* **What is needed**: Write out the data below in full, unchanged, minus the images.
Start of Collected material
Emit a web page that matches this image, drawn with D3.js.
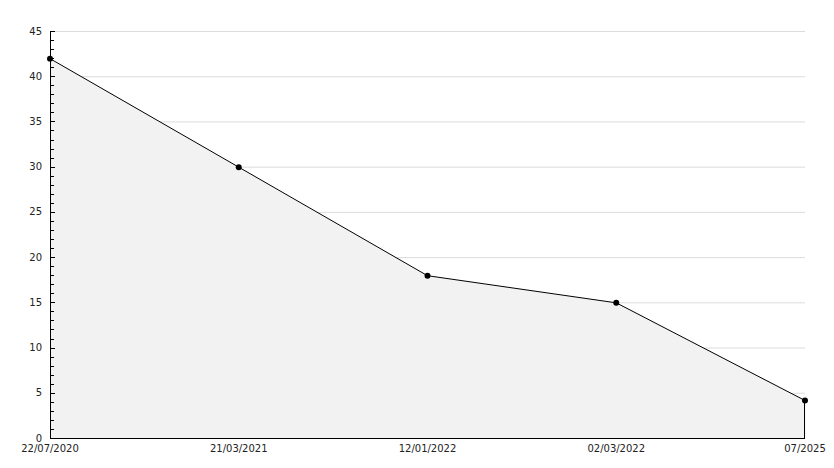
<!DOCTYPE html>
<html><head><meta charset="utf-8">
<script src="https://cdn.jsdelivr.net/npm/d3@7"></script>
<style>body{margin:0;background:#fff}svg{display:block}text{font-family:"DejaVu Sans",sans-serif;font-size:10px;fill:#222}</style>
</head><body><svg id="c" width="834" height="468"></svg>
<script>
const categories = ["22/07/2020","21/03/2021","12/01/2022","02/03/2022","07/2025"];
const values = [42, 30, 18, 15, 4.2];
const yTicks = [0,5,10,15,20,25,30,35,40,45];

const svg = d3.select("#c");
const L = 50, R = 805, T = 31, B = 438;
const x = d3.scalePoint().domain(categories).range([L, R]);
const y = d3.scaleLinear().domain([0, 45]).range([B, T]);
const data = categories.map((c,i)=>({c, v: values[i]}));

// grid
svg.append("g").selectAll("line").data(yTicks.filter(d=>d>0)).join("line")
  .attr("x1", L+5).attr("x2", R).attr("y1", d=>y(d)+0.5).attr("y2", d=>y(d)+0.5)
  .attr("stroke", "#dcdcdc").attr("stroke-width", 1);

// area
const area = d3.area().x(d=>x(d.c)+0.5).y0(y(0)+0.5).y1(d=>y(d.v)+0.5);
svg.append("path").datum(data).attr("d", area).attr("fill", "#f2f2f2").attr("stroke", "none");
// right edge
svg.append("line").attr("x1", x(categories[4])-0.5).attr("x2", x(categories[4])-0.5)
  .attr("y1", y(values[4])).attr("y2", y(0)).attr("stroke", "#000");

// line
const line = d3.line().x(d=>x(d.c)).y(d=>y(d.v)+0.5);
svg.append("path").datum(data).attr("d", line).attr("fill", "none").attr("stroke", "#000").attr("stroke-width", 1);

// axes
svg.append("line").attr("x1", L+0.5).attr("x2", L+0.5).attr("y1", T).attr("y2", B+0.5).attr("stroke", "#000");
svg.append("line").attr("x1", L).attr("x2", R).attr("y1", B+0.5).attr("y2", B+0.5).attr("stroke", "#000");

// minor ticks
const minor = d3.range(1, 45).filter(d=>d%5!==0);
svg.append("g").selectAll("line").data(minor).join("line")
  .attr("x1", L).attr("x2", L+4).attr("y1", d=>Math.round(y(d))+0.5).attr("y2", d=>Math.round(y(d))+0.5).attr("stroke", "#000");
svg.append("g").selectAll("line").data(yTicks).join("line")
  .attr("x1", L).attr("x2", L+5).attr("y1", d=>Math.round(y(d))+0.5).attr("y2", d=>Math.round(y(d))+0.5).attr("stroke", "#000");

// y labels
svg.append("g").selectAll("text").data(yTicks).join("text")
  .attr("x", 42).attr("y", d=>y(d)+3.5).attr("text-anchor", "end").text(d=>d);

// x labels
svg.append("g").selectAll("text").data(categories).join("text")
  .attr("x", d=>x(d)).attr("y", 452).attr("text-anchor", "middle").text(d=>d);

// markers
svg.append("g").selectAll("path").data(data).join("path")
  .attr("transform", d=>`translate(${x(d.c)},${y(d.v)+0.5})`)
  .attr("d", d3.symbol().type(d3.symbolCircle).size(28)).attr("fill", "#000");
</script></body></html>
End of Collected material
* **The answer**:
Emit a web page that matches this image, drawn with D3.js.
<!DOCTYPE html>
<html><head><meta charset="utf-8">
<script src="https://cdn.jsdelivr.net/npm/d3@7"></script>
<style>body{margin:0;background:#fff}svg{display:block}text{font-family:"DejaVu Sans",sans-serif;font-size:10px;fill:#222}</style>
</head><body><svg id="c" width="834" height="468"></svg>
<script>
const categories = ["22/07/2020","21/03/2021","12/01/2022","02/03/2022","07/2025"];
const values = [42, 30, 18, 15, 4.2];
const yTicks = [0,5,10,15,20,25,30,35,40,45];

const svg = d3.select("#c");
const L = 50, R = 805, T = 31, B = 438;
const x = d3.scalePoint().domain(categories).range([L, R]);
const y = d3.scaleLinear().domain([0, 45]).range([B, T]);
const data = categories.map((c,i)=>({c, v: values[i]}));

// grid
svg.append("g").selectAll("line").data(yTicks.filter(d=>d>0)).join("line")
  .attr("x1", L+5).attr("x2", R).attr("y1", d=>y(d)+0.5).attr("y2", d=>y(d)+0.5)
  .attr("stroke", "#dcdcdc").attr("stroke-width", 1);

// area
const area = d3.area().x(d=>x(d.c)+0.5).y0(y(0)+0.5).y1(d=>y(d.v)+0.5);
svg.append("path").datum(data).attr("d", area).attr("fill", "#f2f2f2").attr("stroke", "none");
// right edge
svg.append("line").attr("x1", x(categories[4])-0.5).attr("x2", x(categories[4])-0.5)
  .attr("y1", y(values[4])).attr("y2", y(0)).attr("stroke", "#000");

// line
const line = d3.line().x(d=>x(d.c)).y(d=>y(d.v)+0.5);
svg.append("path").datum(data).attr("d", line).attr("fill", "none").attr("stroke", "#000").attr("stroke-width", 1);

// axes
svg.append("line").attr("x1", L+0.5).attr("x2", L+0.5).attr("y1", T).attr("y2", B+0.5).attr("stroke", "#000");
svg.append("line").attr("x1", L).attr("x2", R).attr("y1", B+0.5).attr("y2", B+0.5).attr("stroke", "#000");

// minor ticks
const minor = d3.range(1, 45).filter(d=>d%5!==0);
svg.append("g").selectAll("line").data(minor).join("line")
  .attr("x1", L).attr("x2", L+4).attr("y1", d=>Math.round(y(d))+0.5).attr("y2", d=>Math.round(y(d))+0.5).attr("stroke", "#000");
svg.append("g").selectAll("line").data(yTicks).join("line")
  .attr("x1", L).attr("x2", L+5).attr("y1", d=>Math.round(y(d))+0.5).attr("y2", d=>Math.round(y(d))+0.5).attr("stroke", "#000");

// y labels
svg.append("g").selectAll("text").data(yTicks).join("text")
  .attr("x", 42).attr("y", d=>y(d)+3.5).attr("text-anchor", "end").text(d=>d);

// x labels
svg.append("g").selectAll("text").data(categories).join("text")
  .attr("x", d=>x(d)).attr("y", 452).attr("text-anchor", "middle").text(d=>d);

// markers
svg.append("g").selectAll("path").data(data).join("path")
  .attr("transform", d=>`translate(${x(d.c)},${y(d.v)+0.5})`)
  .attr("d", d3.symbol().type(d3.symbolCircle).size(28)).attr("fill", "#000");
</script></body></html>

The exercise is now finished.